Personal data does not include data that cannot be identified to an individual (e.g. data collected anonymously or data that has been anonymised - where identifiers/links to identifiers have been removed and an individual cannot be identified even when the data is combined with other data).

GDPR principles

  • Processed lawfully, fairly and in a transparent manner in relation to individuals.
  • Collected for specified, explicit and legitimate purposes and not further processed in a manner that is incompatible with those purposes; further processing for archiving purposes in the public interest, scientific or historical research purposes or statistical purposes shall not be considered to be incompatible with the initial purposes
  • Adequate, relevant and limited to what is necessary in relation to the purposes for which they are processed.

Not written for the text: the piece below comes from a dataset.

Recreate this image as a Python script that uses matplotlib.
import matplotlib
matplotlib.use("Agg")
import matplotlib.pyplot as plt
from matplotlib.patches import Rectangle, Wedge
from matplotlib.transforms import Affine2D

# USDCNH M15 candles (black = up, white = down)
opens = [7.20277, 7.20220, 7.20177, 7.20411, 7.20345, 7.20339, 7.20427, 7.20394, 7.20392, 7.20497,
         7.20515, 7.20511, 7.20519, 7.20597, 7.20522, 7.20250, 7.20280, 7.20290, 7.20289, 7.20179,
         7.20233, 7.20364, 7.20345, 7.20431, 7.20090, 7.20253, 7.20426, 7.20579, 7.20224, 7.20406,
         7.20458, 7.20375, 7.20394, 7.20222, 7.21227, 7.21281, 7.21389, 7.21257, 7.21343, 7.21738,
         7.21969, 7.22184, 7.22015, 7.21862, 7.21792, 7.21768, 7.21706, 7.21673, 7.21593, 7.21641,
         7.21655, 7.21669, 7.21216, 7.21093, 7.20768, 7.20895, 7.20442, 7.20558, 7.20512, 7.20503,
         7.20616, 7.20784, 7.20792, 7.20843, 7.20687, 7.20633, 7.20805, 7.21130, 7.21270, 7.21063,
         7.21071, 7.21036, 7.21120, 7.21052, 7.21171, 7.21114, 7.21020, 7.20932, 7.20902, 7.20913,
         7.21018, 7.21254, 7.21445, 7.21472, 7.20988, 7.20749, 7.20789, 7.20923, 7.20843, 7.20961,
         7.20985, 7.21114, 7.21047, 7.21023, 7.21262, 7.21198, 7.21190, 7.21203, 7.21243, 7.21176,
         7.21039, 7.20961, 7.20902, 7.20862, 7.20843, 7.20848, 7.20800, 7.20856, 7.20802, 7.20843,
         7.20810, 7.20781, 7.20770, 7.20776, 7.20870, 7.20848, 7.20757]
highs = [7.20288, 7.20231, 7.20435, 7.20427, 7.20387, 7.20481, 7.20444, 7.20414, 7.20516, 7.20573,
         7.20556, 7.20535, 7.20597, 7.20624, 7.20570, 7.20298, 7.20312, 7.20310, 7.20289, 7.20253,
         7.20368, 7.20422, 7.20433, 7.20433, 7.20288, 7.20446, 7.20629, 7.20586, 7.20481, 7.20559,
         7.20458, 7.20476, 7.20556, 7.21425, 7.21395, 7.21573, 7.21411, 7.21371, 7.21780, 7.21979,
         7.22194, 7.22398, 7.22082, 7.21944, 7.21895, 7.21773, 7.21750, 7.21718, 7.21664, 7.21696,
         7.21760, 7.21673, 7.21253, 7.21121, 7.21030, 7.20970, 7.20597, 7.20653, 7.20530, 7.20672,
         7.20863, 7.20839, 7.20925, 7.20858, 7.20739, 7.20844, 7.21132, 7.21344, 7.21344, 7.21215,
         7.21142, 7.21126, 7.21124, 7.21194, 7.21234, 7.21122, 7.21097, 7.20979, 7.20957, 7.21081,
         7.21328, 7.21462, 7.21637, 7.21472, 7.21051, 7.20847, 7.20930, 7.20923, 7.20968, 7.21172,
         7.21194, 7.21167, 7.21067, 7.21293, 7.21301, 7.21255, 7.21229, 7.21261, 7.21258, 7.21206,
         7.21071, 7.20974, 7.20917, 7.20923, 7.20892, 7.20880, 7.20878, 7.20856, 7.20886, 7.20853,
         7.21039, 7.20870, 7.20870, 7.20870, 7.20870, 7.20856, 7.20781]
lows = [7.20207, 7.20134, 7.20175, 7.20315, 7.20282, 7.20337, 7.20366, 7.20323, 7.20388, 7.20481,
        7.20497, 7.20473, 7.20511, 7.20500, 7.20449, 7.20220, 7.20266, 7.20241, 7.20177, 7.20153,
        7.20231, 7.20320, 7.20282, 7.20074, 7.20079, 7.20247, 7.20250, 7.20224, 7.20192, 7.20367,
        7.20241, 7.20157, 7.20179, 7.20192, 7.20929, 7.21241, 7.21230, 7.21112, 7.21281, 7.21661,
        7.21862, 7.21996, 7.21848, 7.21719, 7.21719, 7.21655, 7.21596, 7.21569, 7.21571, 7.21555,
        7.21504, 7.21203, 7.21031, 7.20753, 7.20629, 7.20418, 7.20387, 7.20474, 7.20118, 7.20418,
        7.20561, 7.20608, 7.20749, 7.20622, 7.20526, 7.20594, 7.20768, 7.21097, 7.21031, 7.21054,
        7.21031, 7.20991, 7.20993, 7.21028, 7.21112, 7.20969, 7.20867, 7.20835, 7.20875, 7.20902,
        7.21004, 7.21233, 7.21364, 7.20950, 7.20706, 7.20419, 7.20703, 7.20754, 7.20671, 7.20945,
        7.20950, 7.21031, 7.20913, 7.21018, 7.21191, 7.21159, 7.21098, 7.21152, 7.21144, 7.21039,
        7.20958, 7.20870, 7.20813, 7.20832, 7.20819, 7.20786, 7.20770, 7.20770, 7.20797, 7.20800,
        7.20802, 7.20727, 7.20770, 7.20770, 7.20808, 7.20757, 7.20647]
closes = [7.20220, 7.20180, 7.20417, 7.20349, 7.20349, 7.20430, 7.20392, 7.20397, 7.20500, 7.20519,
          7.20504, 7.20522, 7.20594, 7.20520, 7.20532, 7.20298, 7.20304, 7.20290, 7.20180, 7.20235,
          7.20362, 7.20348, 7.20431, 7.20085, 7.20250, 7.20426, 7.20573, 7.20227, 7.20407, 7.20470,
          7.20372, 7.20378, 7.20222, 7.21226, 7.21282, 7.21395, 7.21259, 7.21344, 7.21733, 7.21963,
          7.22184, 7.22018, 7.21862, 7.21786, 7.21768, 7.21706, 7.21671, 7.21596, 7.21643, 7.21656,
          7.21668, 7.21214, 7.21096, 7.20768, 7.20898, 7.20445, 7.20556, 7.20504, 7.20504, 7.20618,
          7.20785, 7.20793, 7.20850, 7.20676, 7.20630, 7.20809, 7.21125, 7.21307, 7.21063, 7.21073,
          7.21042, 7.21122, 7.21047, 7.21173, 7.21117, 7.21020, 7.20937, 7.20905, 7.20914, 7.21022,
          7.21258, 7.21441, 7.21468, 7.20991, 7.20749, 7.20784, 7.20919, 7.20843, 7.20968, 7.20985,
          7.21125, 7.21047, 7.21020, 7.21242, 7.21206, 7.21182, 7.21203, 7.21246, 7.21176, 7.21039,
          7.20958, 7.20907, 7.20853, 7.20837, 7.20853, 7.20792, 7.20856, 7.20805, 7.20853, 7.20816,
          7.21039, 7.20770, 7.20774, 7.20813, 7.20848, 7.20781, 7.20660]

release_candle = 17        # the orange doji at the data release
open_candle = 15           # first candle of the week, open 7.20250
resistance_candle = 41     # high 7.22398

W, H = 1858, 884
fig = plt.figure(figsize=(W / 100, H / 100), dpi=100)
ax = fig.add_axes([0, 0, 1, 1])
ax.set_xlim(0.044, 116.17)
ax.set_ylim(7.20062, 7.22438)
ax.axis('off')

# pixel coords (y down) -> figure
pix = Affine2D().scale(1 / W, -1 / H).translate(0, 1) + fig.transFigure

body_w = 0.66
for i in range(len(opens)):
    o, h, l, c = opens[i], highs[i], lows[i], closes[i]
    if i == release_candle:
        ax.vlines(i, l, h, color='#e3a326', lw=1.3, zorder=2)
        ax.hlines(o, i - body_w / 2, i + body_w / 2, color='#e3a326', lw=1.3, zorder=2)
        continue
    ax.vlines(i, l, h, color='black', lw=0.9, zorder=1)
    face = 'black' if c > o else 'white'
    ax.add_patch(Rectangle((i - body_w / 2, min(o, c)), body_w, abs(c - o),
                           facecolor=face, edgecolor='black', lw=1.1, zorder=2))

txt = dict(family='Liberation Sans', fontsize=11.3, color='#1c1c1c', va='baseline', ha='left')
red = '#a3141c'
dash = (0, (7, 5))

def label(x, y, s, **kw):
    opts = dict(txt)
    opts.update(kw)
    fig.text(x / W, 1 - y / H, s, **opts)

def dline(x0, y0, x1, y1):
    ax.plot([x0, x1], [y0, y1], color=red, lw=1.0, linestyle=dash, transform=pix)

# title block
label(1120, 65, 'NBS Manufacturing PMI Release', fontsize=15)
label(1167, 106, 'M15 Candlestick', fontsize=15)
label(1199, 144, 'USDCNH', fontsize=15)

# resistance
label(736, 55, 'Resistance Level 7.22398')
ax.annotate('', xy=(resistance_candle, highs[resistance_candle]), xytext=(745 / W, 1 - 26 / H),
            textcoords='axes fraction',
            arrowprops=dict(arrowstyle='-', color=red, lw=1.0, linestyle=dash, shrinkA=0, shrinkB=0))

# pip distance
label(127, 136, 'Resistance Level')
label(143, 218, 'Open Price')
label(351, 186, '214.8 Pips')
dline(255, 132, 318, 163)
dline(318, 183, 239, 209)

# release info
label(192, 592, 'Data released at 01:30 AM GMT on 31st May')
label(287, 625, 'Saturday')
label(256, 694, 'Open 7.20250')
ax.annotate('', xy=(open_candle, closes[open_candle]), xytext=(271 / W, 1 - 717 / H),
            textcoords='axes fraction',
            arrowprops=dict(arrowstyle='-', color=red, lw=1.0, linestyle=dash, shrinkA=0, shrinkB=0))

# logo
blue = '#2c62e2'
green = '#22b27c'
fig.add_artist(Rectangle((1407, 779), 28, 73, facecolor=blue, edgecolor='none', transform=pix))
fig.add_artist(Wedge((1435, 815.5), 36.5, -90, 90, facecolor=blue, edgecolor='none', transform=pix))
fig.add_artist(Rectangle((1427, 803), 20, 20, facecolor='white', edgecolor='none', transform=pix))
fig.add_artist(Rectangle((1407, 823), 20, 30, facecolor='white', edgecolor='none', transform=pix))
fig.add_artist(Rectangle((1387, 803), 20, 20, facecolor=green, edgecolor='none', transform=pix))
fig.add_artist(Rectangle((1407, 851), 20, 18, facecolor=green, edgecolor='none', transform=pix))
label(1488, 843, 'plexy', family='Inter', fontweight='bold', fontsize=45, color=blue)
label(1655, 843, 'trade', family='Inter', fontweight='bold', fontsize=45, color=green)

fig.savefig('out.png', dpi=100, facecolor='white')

  • Accurate and, where necessary, kept up to date; every reasonable step must be taken to ensure that personal data that are inaccurate, having regard to the purposes for which they are processed, are erased or rectified without delay.
  • Kept in a form which permits identification of data subjects for no longer than is necessary for the purposes for which the personal data are processed; personal data may be stored for longer periods insofar as the personal data will be processed solely for archiving purposes in the public interest, scientific or historical research purposes or statistical purposes subject to implementation of the appropriate technical and organisational measures required by the GDPR in order to safeguard the rights and freedoms of individuals.

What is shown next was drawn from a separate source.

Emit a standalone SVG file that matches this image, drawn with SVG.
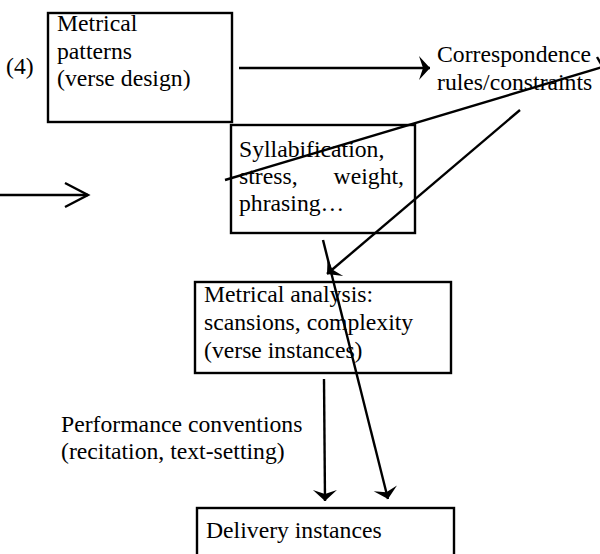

  • Processed in a manner that ensures appropriate security of the personal data, including protection against unauthorised or unlawful processing and against accidental loss, destruction or damage, using appropriate technical or organisational measures.”
  • The controller shall be responsible for, and be able to demonstrate, compliance with the principles.

In order to maintain confidentiality of participants’ personal data, researchers often code the data/information, link the code to information that can be used to identify the individual and store the link separately and securely from the coded data. This is known as pseudonymisation. Pseudonymised data is still regarded as personal data because the data is identifiable to the researcher[s].